▸ STATED TASK:
Produce an exact copy of all the data below, dropping every image.

▸ AVAILABLE DATA:
** START **
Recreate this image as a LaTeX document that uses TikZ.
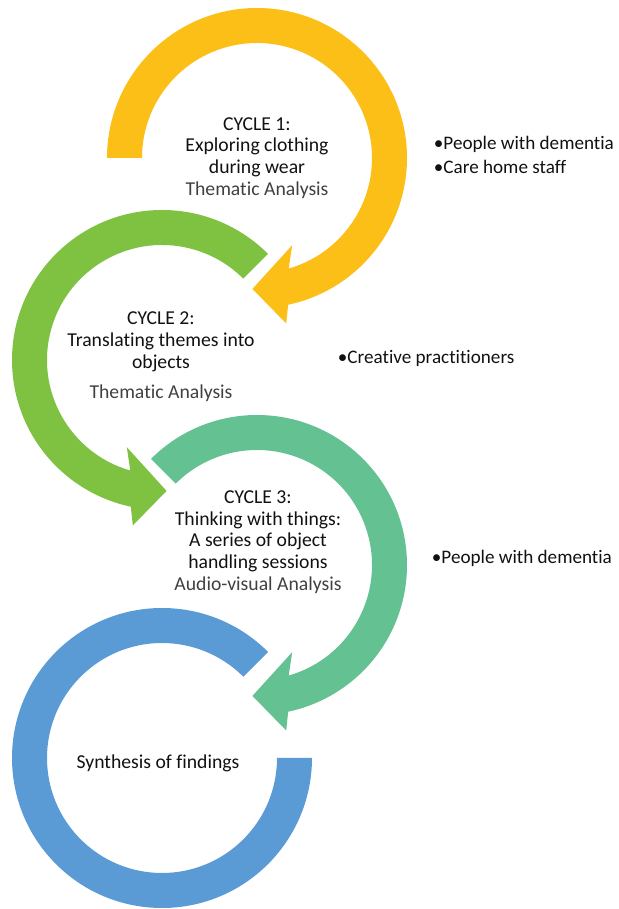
\documentclass[tikz,border=0pt]{standalone}
\usepackage{fontspec}
\setmainfont{Carlito}[Ligatures=NoCommon]
\definecolor{cycleyellow}{HTML}{FCBF17}
\definecolor{cyclegreen}{HTML}{7FC241}
\definecolor{cycleteal}{HTML}{63C192}
\definecolor{cycleblue}{HTML}{5B9BD5}
\definecolor{inktext}{HTML}{111111}
\tikzset{
  cycletext/.style={align=center, text=inktext, font=\fontsize{14}{15.5}\selectfont},
  grouptext/.style={anchor=west, align=left, text=inktext, font=\fontsize{13.6}{17}\selectfont},
}
\begin{document}
\begin{tikzpicture}[x=0.025cm, y=0.025cm]
      \useasboundingbox (0, 0) rectangle (619, 909);
      \coordinate (Y) at (257, 751);
      \coordinate (G) at (162, 549);
      \coordinate (T) at (257, 344);
      \coordinate (B) at (162, 151);
      % Draw the four cycles
      \begin{scope}[shift={(Y)}]
        \fill[cycleyellow] (180:150) arc (180:-78:150) -- (-80:168) -- (-92:131)
          -- (-68:94) -- (-74:115) arc (-74:180:115) -- cycle;
      \end{scope}
      \begin{scope}[shift={(G)}]
        \fill[cyclegreen] (45:150) arc (45:258:150) -- (260:168) -- (272:131)
          -- (248:94) -- (254:115) arc (254:45:115) -- cycle;
      \end{scope}
      \begin{scope}[shift={(T)}]
        \fill[cycleteal] (135:150) arc (135:-78:150) -- (-80:168) -- (-92:131)
          -- (-68:94) -- (-74:115) arc (-74:135:115) -- cycle;
      \end{scope}
      \begin{scope}[shift={(B)}]
        \fill[cycleblue] (45:150) arc (45:360:150) -- (0:115) arc (360:45:115) -- cycle;
      \end{scope}
      % Texts inside the cycles
      \node[cycletext] (cycle1) at (257, 751) {CYCLE 1:\\Exploring clothing\\during wear\\{\color{black!75}Thematic Analysis}};
      \node[cycletext] (cycle2) at (161, 552) {CYCLE 2:\\Translating themes into\\objects\\[6pt]{\color{black!75}Thematic Analysis}};
      \node[cycletext] (cycle3) at (258, 367) {CYCLE 3:\\Thinking with things:\\A series of object\\handling sessions\\{\color{black!75}Audio-visual Analysis}};
      \node[cycletext] (synthesis) at (158, 146) {Synthesis of findings};
      % Who took part
      \node[grouptext] (group1) at (429, 754) {•People with dementia\\•Care home staff};
      \node[grouptext] (group2) at (333, 551) {•Creative practitioners};
      \node[grouptext] (group3) at (427, 351) {•People with dementia};
    \end{tikzpicture}
\end{document}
** END **
▸ ANSWER TO THE EXERCISE:
Recreate this image as a LaTeX document that uses TikZ.
\documentclass[tikz,border=0pt]{standalone}
\usepackage{fontspec}
\setmainfont{Carlito}[Ligatures=NoCommon]
\definecolor{cycleyellow}{HTML}{FCBF17}
\definecolor{cyclegreen}{HTML}{7FC241}
\definecolor{cycleteal}{HTML}{63C192}
\definecolor{cycleblue}{HTML}{5B9BD5}
\definecolor{inktext}{HTML}{111111}
\tikzset{
  cycletext/.style={align=center, text=inktext, font=\fontsize{14}{15.5}\selectfont},
  grouptext/.style={anchor=west, align=left, text=inktext, font=\fontsize{13.6}{17}\selectfont},
}
\begin{document}
\begin{tikzpicture}[x=0.025cm, y=0.025cm]
      \useasboundingbox (0, 0) rectangle (619, 909);
      \coordinate (Y) at (257, 751);
      \coordinate (G) at (162, 549);
      \coordinate (T) at (257, 344);
      \coordinate (B) at (162, 151);
      % Draw the four cycles
      \begin{scope}[shift={(Y)}]
        \fill[cycleyellow] (180:150) arc (180:-78:150) -- (-80:168) -- (-92:131)
          -- (-68:94) -- (-74:115) arc (-74:180:115) -- cycle;
      \end{scope}
      \begin{scope}[shift={(G)}]
        \fill[cyclegreen] (45:150) arc (45:258:150) -- (260:168) -- (272:131)
          -- (248:94) -- (254:115) arc (254:45:115) -- cycle;
      \end{scope}
      \begin{scope}[shift={(T)}]
        \fill[cycleteal] (135:150) arc (135:-78:150) -- (-80:168) -- (-92:131)
          -- (-68:94) -- (-74:115) arc (-74:135:115) -- cycle;
      \end{scope}
      \begin{scope}[shift={(B)}]
        \fill[cycleblue] (45:150) arc (45:360:150) -- (0:115) arc (360:45:115) -- cycle;
      \end{scope}
      % Texts inside the cycles
      \node[cycletext] (cycle1) at (257, 751) {CYCLE 1:\\Exploring clothing\\during wear\\{\color{black!75}Thematic Analysis}};
      \node[cycletext] (cycle2) at (161, 552) {CYCLE 2:\\Translating themes into\\objects\\[6pt]{\color{black!75}Thematic Analysis}};
      \node[cycletext] (cycle3) at (258, 367) {CYCLE 3:\\Thinking with things:\\A series of object\\handling sessions\\{\color{black!75}Audio-visual Analysis}};
      \node[cycletext] (synthesis) at (158, 146) {Synthesis of findings};
      % Who took part
      \node[grouptext] (group1) at (429, 754) {•People with dementia\\•Care home staff};
      \node[grouptext] (group2) at (333, 551) {•Creative practitioners};
      \node[grouptext] (group3) at (427, 351) {•People with dementia};
    \end{tikzpicture}
\end{document}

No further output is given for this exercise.